The seasonal naive approach could not be beaten. It had almost a 10 times less RMSE than the myseries one.
8.9 -For the same retail data, try an STL decomposition applied to the Box-Cox transformed series, followed by ETS on the seasonally adjusted data. How does that compare with your best previous forecasts on the test set?
#retrieving the lambda for the retail
l_retail <- myseries %>%
features(Turnover, features = guerrero) %>%
pull(lambda_guerrero)
#applying STL composition to Box-Cox
STL <-myseries %>%
model(STL(box_cox(Turnover,l_retail) ~ season(window = "periodic"), robust = TRUE)) %>%
components() %>%
autoplot() +
ggtitle("Box-Cox Transformation with STL")

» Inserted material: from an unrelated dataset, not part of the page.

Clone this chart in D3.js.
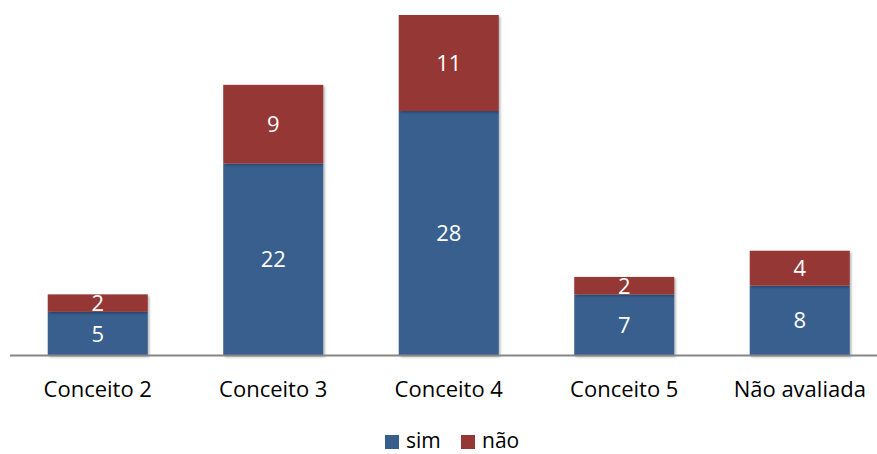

#Performing ETS on seasonally adjusted data
adjusted <- myseries %>%
model(STL_box = STL(box_cox(Turnover,l_retail) ~ season(window = "periodic"), robust = TRUE)) %>%
components()
myseries$Turnover_sa <- adjusted$season_adjust
myseries_training <- myseries %>%
filter(year(Month) < 2011)
ETS <- myseries_train %>%
model(ETS(Turnover ~ error("M") + trend("A") + season("M")))
ETS %>% gg_tsresiduals() +
ggtitle("Australian Retail Turnover Residual")
#I will now forecast the training data
ETS_forecast <- ETS %>%
forecast(new_data = anti_join(myseries, myseries_training))
## Joining with `by = join_by(State, Industry, `Series ID`, Month, Turnover,
## Turnover_sa)`
ETS %>% accuracy() %>%
select(.model, .type, RMSE)
## # A tibble: 1 x 3
## .model .type RMSE
## <chr> <chr> <dbl>
## 1 "ETS(Turnover ~ error(\"M\") + trend(\"A\") + season(\"M\"))" Training 15.7
#I will now forecast the testing data
ETS_forecast %>% accuracy(myseries) %>%
select(.model, .type, RMSE)
## # A tibble: 1 x 3
## .model .type RMSE
## <chr> <chr> <dbl>
## 1 "ETS(Turnover ~ error(\"M\") + trend(\"A\") + season(\"M\"))" Test 165.
The RMSE indicates that the Box-Cox transformation works well on the test data in particular.